Task requirements:
Your task is to repeat the lines below exactly, excluding any pictures they contain.

————————

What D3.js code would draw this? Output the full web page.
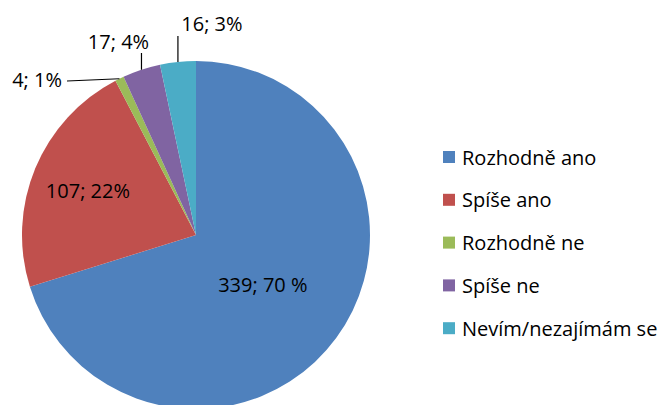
<!DOCTYPE html>
<html><head><meta charset="utf-8">
<script src="https://cdn.jsdelivr.net/npm/d3@7"></script>
<style>body{margin:0;background:#fff;}svg{display:block;font-family:"Open Sans",sans-serif;}</style>
</head><body>
<svg id="c" width="664" height="405"></svg>
<script>
const categories = ["Rozhodně ano","Spíše ano","Rozhodně ne","Spíše ne","Nevím/nezajímám se"];
const values = [339,107,4,17,16];
const labels = ["339; 70 %","107; 22%","4; 1%","17; 4%","16; 3%"];
const colors = ["#4F81BD","#C0504D","#9BBB59","#8064A2","#4BACC6"];

const svg = d3.select("#c");
const cx = 196, cy = 235, R = 174;
const g = svg.append("g").attr("transform",`translate(${cx},${cy})`);
const pie = d3.pie().sort(null).value(d=>d);
const arcs = pie(values);
const arc = d3.arc().innerRadius(0).outerRadius(R);
g.selectAll("path").data(arcs).join("path").attr("d",arc).attr("fill",(d,i)=>colors[i]);

const fs = 20;
const pt = (a,r)=>[r*Math.sin(a), -r*Math.cos(a)];
const mid = d=>(d.startAngle+d.endAngle)/2;
// inside labels
const inR = [83, 117];
[0,1].forEach(i=>{
  const [x,y] = pt(mid(arcs[i]), inR[i]);
  g.append("text").attr("x",x).attr("y",y).attr("text-anchor","middle").attr("dominant-baseline","central")
   .attr("font-size",fs).attr("fill","#000").text(labels[i]);
});
// outside labels with leader lines
const line = (pts)=>g.append("polyline").attr("points",pts.map(p=>p.join(",")).join(" "))
  .attr("fill","none").attr("stroke","#000").attr("stroke-width",1.2);
{ // green
  const p = pt(mid(arcs[2]),R);
  line([p,[67-cx,81-cy]]);
  g.append("text").attr("x",62-cx).attr("y",79-cy).attr("text-anchor","end").attr("dominant-baseline","central")
   .attr("font-size",fs).text(labels[2]);
}
{ // purple
  const p = pt(mid(arcs[3]),R);
  line([p,[p[0],53-cy]]);
  g.append("text").attr("x",p[0]-23).attr("y",41-cy).attr("text-anchor","middle").attr("dominant-baseline","central")
   .attr("font-size",fs).text(labels[3]);
}
{ // cyan
  const p = pt(mid(arcs[4]),R);
  line([p,[p[0],36-cy]]);
  g.append("text").attr("x",p[0]+34).attr("y",23-cy).attr("text-anchor","middle").attr("dominant-baseline","central")
   .attr("font-size",fs).text(labels[4]);
}
// legend
const lg = svg.append("g");
const rows = lg.selectAll("g").data(categories).join("g").attr("transform",(d,i)=>`translate(443,${157+i*42.8})`);
rows.append("rect").attr("x",0).attr("y",-6).attr("width",12).attr("height",12).attr("fill",(d,i)=>colors[i]);
rows.append("text").attr("x",19).attr("y",0).attr("dominant-baseline","central").attr("font-size",fs).text(d=>d);
</script>
</body></html>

————————

Result below:
What D3.js code would draw this? Output the full web page.
<!DOCTYPE html>
<html><head><meta charset="utf-8">
<script src="https://cdn.jsdelivr.net/npm/d3@7"></script>
<style>body{margin:0;background:#fff;}svg{display:block;font-family:"Open Sans",sans-serif;}</style>
</head><body>
<svg id="c" width="664" height="405"></svg>
<script>
const categories = ["Rozhodně ano","Spíše ano","Rozhodně ne","Spíše ne","Nevím/nezajímám se"];
const values = [339,107,4,17,16];
const labels = ["339; 70 %","107; 22%","4; 1%","17; 4%","16; 3%"];
const colors = ["#4F81BD","#C0504D","#9BBB59","#8064A2","#4BACC6"];

const svg = d3.select("#c");
const cx = 196, cy = 235, R = 174;
const g = svg.append("g").attr("transform",`translate(${cx},${cy})`);
const pie = d3.pie().sort(null).value(d=>d);
const arcs = pie(values);
const arc = d3.arc().innerRadius(0).outerRadius(R);
g.selectAll("path").data(arcs).join("path").attr("d",arc).attr("fill",(d,i)=>colors[i]);

const fs = 20;
const pt = (a,r)=>[r*Math.sin(a), -r*Math.cos(a)];
const mid = d=>(d.startAngle+d.endAngle)/2;
// inside labels
const inR = [83, 117];
[0,1].forEach(i=>{
  const [x,y] = pt(mid(arcs[i]), inR[i]);
  g.append("text").attr("x",x).attr("y",y).attr("text-anchor","middle").attr("dominant-baseline","central")
   .attr("font-size",fs).attr("fill","#000").text(labels[i]);
});
// outside labels with leader lines
const line = (pts)=>g.append("polyline").attr("points",pts.map(p=>p.join(",")).join(" "))
  .attr("fill","none").attr("stroke","#000").attr("stroke-width",1.2);
{ // green
  const p = pt(mid(arcs[2]),R);
  line([p,[67-cx,81-cy]]);
  g.append("text").attr("x",62-cx).attr("y",79-cy).attr("text-anchor","end").attr("dominant-baseline","central")
   .attr("font-size",fs).text(labels[2]);
}
{ // purple
  const p = pt(mid(arcs[3]),R);
  line([p,[p[0],53-cy]]);
  g.append("text").attr("x",p[0]-23).attr("y",41-cy).attr("text-anchor","middle").attr("dominant-baseline","central")
   .attr("font-size",fs).text(labels[3]);
}
{ // cyan
  const p = pt(mid(arcs[4]),R);
  line([p,[p[0],36-cy]]);
  g.append("text").attr("x",p[0]+34).attr("y",23-cy).attr("text-anchor","middle").attr("dominant-baseline","central")
   .attr("font-size",fs).text(labels[4]);
}
// legend
const lg = svg.append("g");
const rows = lg.selectAll("g").data(categories).join("g").attr("transform",(d,i)=>`translate(443,${157+i*42.8})`);
rows.append("rect").attr("x",0).attr("y",-6).attr("width",12).attr("height",12).attr("fill",(d,i)=>colors[i]);
rows.append("text").attr("x",19).attr("y",0).attr("dominant-baseline","central").attr("font-size",fs).text(d=>d);
</script>
</body></html>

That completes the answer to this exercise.